Mr Sants' appearance comes after the FSA recently published a report into the failure of RBS, which found that its £49 billion takeover of Dutch bank ABN Amro in 2007 made a troubled situation "much worse".

But some commentators have questioned why it did not level more direct criticism at Sir Fred and other senior executives, the Press Association reported.

Mr Sants said today: "The substance of the report is to make clear that we consider the board and the senior executives at RBS, which includes Goodwin, to have made a series of very poor decisions which led to the bank failing."

He said that failings were "demonstrated over a prolonged period", adding there was a "clear track record of a series of misjudgments by executives at RBS".

"Going forward we should change the regulatory regime to allow the regulator to take those assessments into account to ensure the sort of people who have made that sort of serial misjudgment are not allowed to work for financial institutions," he told the committee.

Amid criticism that the FSA did not step in to prevent what he described as the "highly risky" takeover of ABN Amro, Mr Sants said that before he became chief executive in July 2007 that its "approach to supervision... before the crisis was inadequate" and "totally unacceptable to me".

He said he changed its approach as soon as he could, but insisted there was no ground for intervention because the deal met threshold requirements. "There was no regulatory basis for an intervention," he said.

Mr Sants said that, prior to his becoming chief executive, the takeover had not been the subject of "any substantive discussion" by the FSA board members.

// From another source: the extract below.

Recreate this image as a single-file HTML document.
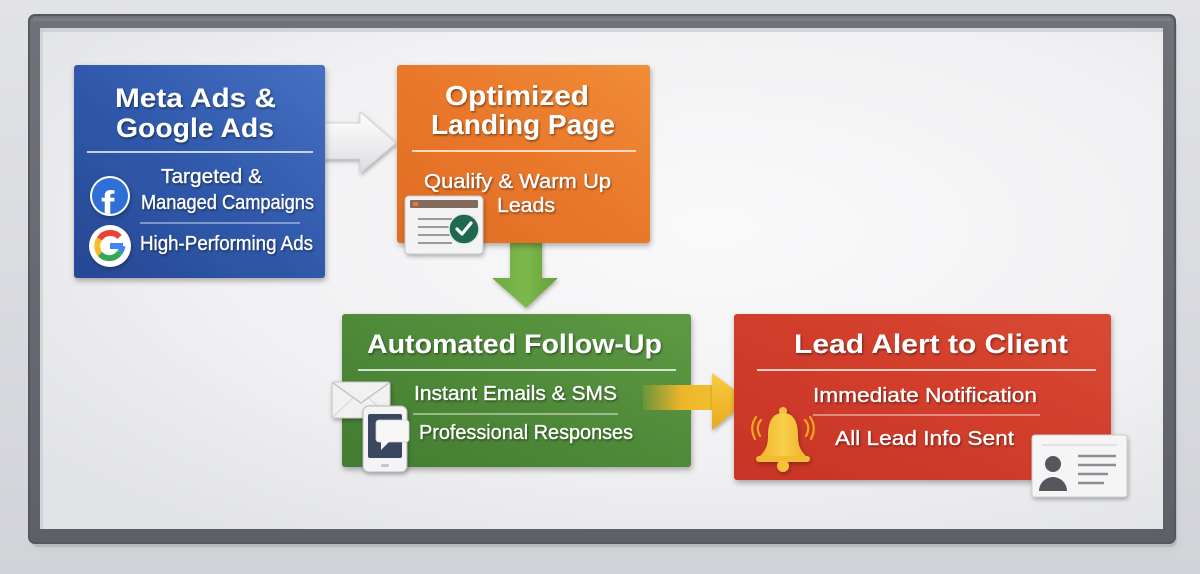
<!DOCTYPE html>
<html><head><meta charset="utf-8"><style>
html,body{margin:0;padding:0;background:#d6d7dc;}
svg{display:block;}
text{font-family:"Liberation Sans",Arial,sans-serif;fill:#fff;}
</style></head><body>
<svg width="1200" height="574" viewBox="0 0 1200 574" xmlns="http://www.w3.org/2000/svg">
<defs>
  <linearGradient id="bgOut" x1="0" y1="0" x2="0" y2="1">
    <stop offset="0" stop-color="#e2e3e7"/><stop offset="1" stop-color="#d2d3d8"/>
  </linearGradient>
  <linearGradient id="frame" x1="0" y1="0" x2="0" y2="1">
    <stop offset="0" stop-color="#6f7278"/><stop offset="0.5" stop-color="#686a71"/><stop offset="1" stop-color="#5e6067"/>
  </linearGradient>
  <radialGradient id="inner" cx="0.6" cy="0.4" r="0.75">
    <stop offset="0" stop-color="#fafafb"/><stop offset="0.6" stop-color="#f1f1f3"/><stop offset="1" stop-color="#e2e3e6"/>
  </radialGradient>
  <linearGradient id="gBlue" x1="1" y1="0" x2="0" y2="1">
    <stop offset="0" stop-color="#4570c3"/><stop offset="0.5" stop-color="#3059ab"/><stop offset="1" stop-color="#274894"/>
  </linearGradient>
  <linearGradient id="gOrange" x1="1" y1="0" x2="0" y2="1">
    <stop offset="0" stop-color="#f08c37"/><stop offset="0.5" stop-color="#e9782b"/><stop offset="1" stop-color="#e06c25"/>
  </linearGradient>
  <linearGradient id="gGreen" x1="1" y1="0" x2="0" y2="1">
    <stop offset="0" stop-color="#5e9a44"/><stop offset="0.5" stop-color="#4f8a39"/><stop offset="1" stop-color="#447c31"/>
  </linearGradient>
  <linearGradient id="gRed" x1="1" y1="0" x2="0" y2="1">
    <stop offset="0" stop-color="#d84a33"/><stop offset="0.5" stop-color="#d13d2b"/><stop offset="1" stop-color="#c83426"/>
  </linearGradient>
  <linearGradient id="gWhiteArrow" x1="0" y1="0" x2="0" y2="1">
    <stop offset="0" stop-color="#ffffff"/><stop offset="1" stop-color="#dcdde1"/>
  </linearGradient>
  <linearGradient id="gGreenArrow" x1="0" y1="0" x2="1" y2="0">
    <stop offset="0" stop-color="#6da93f"/><stop offset="0.5" stop-color="#7cb84a"/><stop offset="1" stop-color="#64a03a"/>
  </linearGradient>
  <linearGradient id="gYShaft" x1="643" y1="0" x2="713" y2="0" gradientUnits="userSpaceOnUse">
    <stop offset="0" stop-color="#e9b52c" stop-opacity="0.15"/><stop offset="0.55" stop-color="#eeb52a"/><stop offset="1" stop-color="#f1bf30"/>
  </linearGradient>
  <linearGradient id="gYHead" x1="0" y1="0" x2="0" y2="1">
    <stop offset="0" stop-color="#f6cd40"/><stop offset="1" stop-color="#e9a91f"/>
  </linearGradient>
  <linearGradient id="gBell" x1="0" y1="0" x2="1" y2="0">
    <stop offset="0" stop-color="#f0b42a"/><stop offset="0.5" stop-color="#f8d04a"/><stop offset="1" stop-color="#eeb02a"/>
  </linearGradient>
  <clipPath id="fbclip"><circle cx="110" cy="196" r="18"/></clipPath>
  <filter id="sh" x="-20%" y="-20%" width="140%" height="150%">
    <feDropShadow dx="1" dy="3" stdDeviation="3" flood-color="#000" flood-opacity="0.3"/>
  </filter>
  <filter id="shs" x="-30%" y="-30%" width="160%" height="170%">
    <feDropShadow dx="1" dy="2" stdDeviation="2" flood-color="#000" flood-opacity="0.3"/>
  </filter>
  <filter id="ts" x="-10%" y="-30%" width="120%" height="170%">
    <feDropShadow dx="1" dy="1.5" stdDeviation="1" flood-color="#000" flood-opacity="0.45"/>
  </filter>
</defs>

<!-- backgrounds -->
<rect x="0" y="0" width="1200" height="574" fill="url(#bgOut)"/>
<rect x="31" y="19" width="1146" height="528" rx="7" fill="#000" opacity="0.12" filter="url(#sh)"/>
<rect x="29" y="15" width="1146" height="528" rx="6" fill="url(#frame)"/>
<rect x="29" y="15" width="1146" height="528" rx="6" fill="none" stroke="#55575d" stroke-width="2"/>
<rect x="33" y="18" width="1138" height="3" fill="#80838a" opacity="0.6"/>
<rect x="40" y="28" width="1123" height="501" fill="url(#inner)"/>
<rect x="40" y="28" width="1123" height="4" fill="#c9cacf" opacity="0.7"/>
<rect x="40" y="28" width="3" height="501" fill="#c9cacf" opacity="0.6"/>

<!-- white arrow -->
<polygon points="320,123 360,123 360,112 396,143 360,173 360,159 320,159" fill="url(#gWhiteArrow)" stroke="#d3d4d8" stroke-width="1" filter="url(#shs)"/>

<!-- green down arrow -->
<polygon points="510,240 542,240 542,278 558,278 526,308 492,278 510,278" fill="url(#gGreenArrow)" filter="url(#shs)"/>

<!-- Blue box -->
<rect x="74" y="65" width="251" height="213" rx="3" fill="url(#gBlue)" filter="url(#sh)"/>
<line x1="87" y1="152" x2="313" y2="152" stroke="#dfe7f7" stroke-width="2" opacity="0.85"/>
<line x1="140" y1="223" x2="300" y2="223" stroke="#c8d4ef" stroke-width="1.5" opacity="0.7"/>
<g filter="url(#ts)">
<text x="115" y="107" font-size="27" font-weight="bold" textLength="161" lengthAdjust="spacingAndGlyphs">Meta Ads &amp;</text>
<text x="116" y="137" font-size="27" font-weight="bold" textLength="158" lengthAdjust="spacingAndGlyphs">Google Ads</text>
<text x="161" y="183" font-size="20" stroke="#fff" stroke-width="0.3" textLength="101" lengthAdjust="spacingAndGlyphs">Targeted &amp;</text>
<text x="141" y="209" font-size="20" stroke="#fff" stroke-width="0.3" textLength="173" lengthAdjust="spacingAndGlyphs">Managed Campaigns</text>
<text x="140" y="250" font-size="20" stroke="#fff" stroke-width="0.3" textLength="173" lengthAdjust="spacingAndGlyphs">High-Performing Ads</text>
</g>
<!-- FB icon -->
<circle cx="110" cy="196" r="20" fill="#ffffff" filter="url(#shs)"/>
<circle cx="110" cy="196" r="18" fill="#2f6fd8"/>
<g clip-path="url(#fbclip)">
<text x="101" y="219" font-size="40" font-weight="bold">f</text>
</g>
<!-- Google icon -->
<circle cx="110" cy="246" r="21" fill="#ffffff" filter="url(#shs)"/>
<g fill="none" stroke-width="6">
  <path d="M119.5,237 A12.5,12.5 0 0 0 99.5,239" stroke="#e94235"/>
  <path d="M99.5,239 A12.5,12.5 0 0 0 100,254" stroke="#f9bb2d"/>
  <path d="M100,254 A12.5,12.5 0 0 0 120,252" stroke="#34a853"/>
  <path d="M120,252 A12.5,12.5 0 0 0 122.5,246" stroke="#4285f4"/>
</g>
<rect x="110" y="243" width="13" height="6" fill="#4285f4"/>

<!-- Orange box -->
<rect x="397" y="65" width="253" height="178" rx="3" fill="url(#gOrange)" filter="url(#sh)"/>
<line x1="412" y1="151" x2="636" y2="151" stroke="#fde3cf" stroke-width="2" opacity="0.9"/>
<g filter="url(#ts)">
<text x="445" y="105" font-size="28" font-weight="bold" textLength="144" lengthAdjust="spacingAndGlyphs">Optimized</text>
<text x="431" y="134" font-size="28" font-weight="bold" textLength="184" lengthAdjust="spacingAndGlyphs">Landing Page</text>
<text x="424" y="188" font-size="20" stroke="#fff" stroke-width="0.3" textLength="187" lengthAdjust="spacingAndGlyphs">Qualify &amp; Warm Up</text>
<text x="497" y="212" font-size="20" stroke="#fff" stroke-width="0.3" textLength="58" lengthAdjust="spacingAndGlyphs">Leads</text>
</g>
<!-- browser icon -->
<rect x="405" y="196" width="78" height="58" rx="4" fill="#f3f3f4" stroke="#c9c9cc" stroke-width="1" filter="url(#shs)"/>
<rect x="410" y="200" width="68" height="8" rx="1" fill="#84695d"/>
<rect x="413" y="202" width="5" height="4" fill="#e07a3a"/>
<g stroke="#9a9a9e" stroke-width="2">
  <line x1="418" y1="219" x2="452" y2="219"/>
  <line x1="418" y1="227" x2="452" y2="227"/>
  <line x1="418" y1="235" x2="452" y2="235"/>
  <line x1="418" y1="243" x2="452" y2="243"/>
</g>
<circle cx="464" cy="229" r="15" fill="#1f6a4f" stroke="#e8e8e8" stroke-width="1.5"/>
<path d="M457,229 L462,234 L471,223" fill="none" stroke="#fff" stroke-width="3.2" stroke-linecap="round" stroke-linejoin="round"/>

<!-- Green box -->
<rect x="342" y="314" width="349" height="153" rx="3" fill="url(#gGreen)" filter="url(#sh)"/>
<line x1="358" y1="370" x2="676" y2="370" stroke="#e2eedb" stroke-width="2" opacity="0.9"/>
<line x1="413" y1="414" x2="618" y2="414" stroke="#d4e4cb" stroke-width="1.5" opacity="0.75"/>
<g filter="url(#ts)">
<text x="367" y="353" font-size="27" font-weight="bold" textLength="295" lengthAdjust="spacingAndGlyphs">Automated Follow-Up</text>
<text x="414" y="400" font-size="20" stroke="#fff" stroke-width="0.3" textLength="203" lengthAdjust="spacingAndGlyphs">Instant Emails &amp; SMS</text>
<text x="419" y="439" font-size="20" stroke="#fff" stroke-width="0.3" textLength="214" lengthAdjust="spacingAndGlyphs">Professional Responses</text>
</g>
<!-- envelope -->
<rect x="332" y="382" width="58" height="36" rx="2" fill="#f1f1f2" stroke="#c6c6ca" stroke-width="1" filter="url(#shs)"/>
<path d="M333,383 L361,403 L389,383" fill="none" stroke="#c4c4c8" stroke-width="1.5"/>
<path d="M333,417 L353,398 M389,417 L369,398" fill="none" stroke="#d4d4d8" stroke-width="1"/>
<!-- phone -->
<rect x="363" y="406" width="44" height="66" rx="6" fill="#f4f4f6" stroke="#b9b9be" stroke-width="1" filter="url(#shs)"/>
<rect x="368" y="414" width="34" height="44" rx="2" fill="#3b4661"/>
<rect x="381" y="464" width="8" height="3" rx="1.5" fill="#c4c4c8"/>
<rect x="376" y="420" width="33" height="22" rx="3" fill="#f7f7f8" stroke="#d0d0d4" stroke-width="0.8"/>
<polygon points="381,441 381,450 390,441" fill="#f7f7f8"/>

<!-- yellow arrow -->
<rect x="643" y="385" width="71" height="25" fill="url(#gYShaft)"/>
<polygon points="712,373 748,400 712,430" fill="url(#gYHead)" filter="url(#shs)"/>

<!-- Red box -->
<rect x="734" y="314" width="377" height="166" rx="3" fill="url(#gRed)" filter="url(#sh)"/>
<line x1="757" y1="370" x2="1096" y2="370" stroke="#f6dcd6" stroke-width="2" opacity="0.9"/>
<line x1="813" y1="415" x2="1040" y2="415" stroke="#f0c8c0" stroke-width="1.5" opacity="0.75"/>
<g filter="url(#ts)">
<text x="794" y="353" font-size="27" font-weight="bold" textLength="274" lengthAdjust="spacingAndGlyphs">Lead Alert to Client</text>
<text x="813" y="402" font-size="20" stroke="#fff" stroke-width="0.3" textLength="224" lengthAdjust="spacingAndGlyphs">Immediate Notification</text>
<text x="835" y="445" font-size="20" stroke="#fff" stroke-width="0.3" textLength="179" lengthAdjust="spacingAndGlyphs">All Lead Info Sent</text>
</g>
<!-- bell -->
<g filter="url(#shs)">
  <circle cx="783" cy="411" r="4" fill="#f3c03a"/>
  <path d="M783,413 C771,413 768,424 768,436 C768,448 764,452 758,458 L808,458 C802,452 798,448 798,436 C798,424 795,413 783,413 Z" fill="url(#gBell)"/>
  <rect x="756" y="456" width="54" height="6" rx="3" fill="#f2bb33"/>
  <circle cx="783" cy="466" r="6" fill="#f4c23a"/>
</g>
<g fill="none" stroke="#f2a624" stroke-width="2.2" stroke-linecap="round">
  <path d="M761,420 Q755,427 760,436"/>
  <path d="M756,417 Q749,427 755,439"/>
  <path d="M805,420 Q811,427 806,436"/>
  <path d="M810,417 Q817,427 811,439"/>
</g>
<!-- ID card -->
<rect x="1032" y="435" width="95" height="62" rx="3" fill="#f5f5f6" stroke="#d0d0d4" stroke-width="1" filter="url(#shs)"/>
<line x1="1042" y1="445" x2="1117" y2="445" stroke="#dcdce0" stroke-width="1.5"/>
<circle cx="1053" cy="464" r="8" fill="#56575d"/>
<path d="M1039,491 A14,14 0 0 1 1067,491 Z" fill="#56575d"/>
<g stroke="#8d8e93" stroke-width="2.5">
  <line x1="1078" y1="456" x2="1116" y2="456"/>
  <line x1="1078" y1="465" x2="1116" y2="465"/>
  <line x1="1078" y1="474" x2="1108" y2="474"/>
  <line x1="1078" y1="483" x2="1104" y2="483"/>
</g>
</svg>
</body></html>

"The FSA under the previous executive management operated in a very siloed manner and we did not discuss specific major supervisory issues in our executive committee and we were not encouraged to question or debate the approach across the silos, across the areas," he said.

"We did not convene any discussion on the merits of the deal."

Asked whether there was a board-level discussion of the takeover, he added: "To the best of my knowledge there was not. I think the existence of the takeover was reported by the then managing director responsible for it but you would not describe there having been any substantive discussion at the board level."